4. Learned counsel for the respondents supported the judgment of the Tribunal and contended that the driver of the vehicle was holding an effective learner's licence on the relevant date of the accident. He further contended that while respondent No. 3 was driving the jeep holding a learner's licence, one Binjala Ram was with him, who was duly licensed and, therefore, the respondent No. 3 was accompanied by Binjala Ram as an instructor holding an effective driving licence to drive the jeep. The policy, Exh. A-l, provides for person or classes of persons, including the insured, entitled to drive: Provided that a person driving holds an effective driving licence at the time of the accident and is not disqualified from holding or obtaining such a licence; and provided also that person holding an effective learner's licence may also drive the vehicle and such a person satisfies the requirement of Rule 3 of the Central Motor Vehicles Rules, 1989. Rule 3 of the Central Motor Vehicles Rules, 1989 reads as under:

"3. General.-The provisions of subsection (1) of Section 3 shall not apply to a person while receiving instructions or gaining experience in driving with the object of presenting himself for a test of competence to drive, so long as-
(a) such person is the holder of an effective learner's licence issued to him in Form 3 to drive the vehicle;
(b) such person is accompanied by an instructor holding an effective driving licence to drive the vehicle and such instructor is sitting in such a position to control or stop the vehicle; and
(c) xxx xxx xxx"

From the statement of NAW-2 Teja Ram it is established that at the time of the accident, he was holding a learner's licence, Exh. NA/2 and he was accompanied by Binjala Ram who was holding an effective driving licence to drive the vehicle. The statement of NAW-2 Teja Ram remained uncontroverted before the Tribunal. The appellant insurance company has not controverted the evidence led by respondent No. 3.

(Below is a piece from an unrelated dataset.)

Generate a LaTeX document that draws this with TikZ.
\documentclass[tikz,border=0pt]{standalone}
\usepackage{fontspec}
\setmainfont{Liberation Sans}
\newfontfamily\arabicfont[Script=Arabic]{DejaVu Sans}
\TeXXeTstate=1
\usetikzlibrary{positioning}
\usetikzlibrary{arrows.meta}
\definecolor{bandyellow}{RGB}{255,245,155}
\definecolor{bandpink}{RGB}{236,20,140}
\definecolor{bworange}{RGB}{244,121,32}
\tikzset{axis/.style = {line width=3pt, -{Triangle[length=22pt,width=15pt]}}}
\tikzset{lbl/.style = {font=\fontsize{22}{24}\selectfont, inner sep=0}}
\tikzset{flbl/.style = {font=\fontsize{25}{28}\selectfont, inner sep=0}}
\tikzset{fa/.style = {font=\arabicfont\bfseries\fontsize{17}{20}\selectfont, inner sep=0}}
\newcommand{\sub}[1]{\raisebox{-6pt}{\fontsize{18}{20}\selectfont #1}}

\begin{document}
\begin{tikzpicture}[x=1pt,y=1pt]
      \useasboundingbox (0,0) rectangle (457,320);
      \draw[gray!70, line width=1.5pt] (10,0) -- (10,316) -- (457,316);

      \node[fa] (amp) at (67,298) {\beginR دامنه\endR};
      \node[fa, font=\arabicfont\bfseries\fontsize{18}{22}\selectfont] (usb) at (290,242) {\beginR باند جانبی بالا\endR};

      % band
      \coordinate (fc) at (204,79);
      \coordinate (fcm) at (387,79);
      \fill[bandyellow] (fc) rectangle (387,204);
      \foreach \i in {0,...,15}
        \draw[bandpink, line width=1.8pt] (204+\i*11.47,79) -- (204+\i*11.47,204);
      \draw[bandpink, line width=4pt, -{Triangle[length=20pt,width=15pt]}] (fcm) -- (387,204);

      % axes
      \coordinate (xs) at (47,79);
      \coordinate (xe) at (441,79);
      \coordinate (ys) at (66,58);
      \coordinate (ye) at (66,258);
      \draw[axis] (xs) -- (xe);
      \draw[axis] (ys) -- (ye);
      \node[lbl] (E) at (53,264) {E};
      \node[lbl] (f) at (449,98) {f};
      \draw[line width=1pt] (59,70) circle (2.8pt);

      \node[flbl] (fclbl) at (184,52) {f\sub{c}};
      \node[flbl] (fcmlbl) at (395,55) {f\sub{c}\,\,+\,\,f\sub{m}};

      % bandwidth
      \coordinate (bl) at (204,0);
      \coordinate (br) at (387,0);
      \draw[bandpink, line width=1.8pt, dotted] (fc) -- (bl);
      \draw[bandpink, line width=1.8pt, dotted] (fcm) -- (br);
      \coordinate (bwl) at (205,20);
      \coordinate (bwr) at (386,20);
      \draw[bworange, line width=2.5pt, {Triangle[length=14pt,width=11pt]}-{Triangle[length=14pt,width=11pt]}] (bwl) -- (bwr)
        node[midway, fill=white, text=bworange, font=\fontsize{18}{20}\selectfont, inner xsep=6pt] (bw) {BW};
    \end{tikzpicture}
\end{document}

5. On the pleadings of the insurance company, the Tribunal framed issue No. 4. The burden to prove this issue was squarely on the insurance company which failed to prove the issue by reliable and cogent evidence. The Claims Tribunal held that the insurance company has not led any reliable evidence to prove this issue and accordingly, the issue was decided against the insurance company. I find no reason to take a different view than the one taken by the Tribunal. In Narcinva V. Kamat v. Alfredo Antonio Doe Martins, 1985 ACJ 397 (SC), the Supreme Court has held that where the insurance company complains of breach of a term of contract which would permit it to disown its liability under the contract of insurance, if a breach of a term of contract permits a party to the contract to not to perform the contract, the burden is squarely on that party which complains of breach to prove that the breach has been committed by the other party to the contract. The test in such a situation would be who would fail if no evidence is led. Obviously, in the instant case, the burden to prove the issue No. 4 with regard to the insurance company complaining of breach of term of the policy was on the insurance company itself who led no evidence to prove the issue. Claimants or the insured respondent No. 3 were under no obligation to furnish the evidence so as to enable the insurance company to wriggle out of its liability under the contract of insurance policy.

6. In this view of the matter, I find no merit in this appeal. Accordingly, the appeal fails and is hereby dismissed. No order as to costs.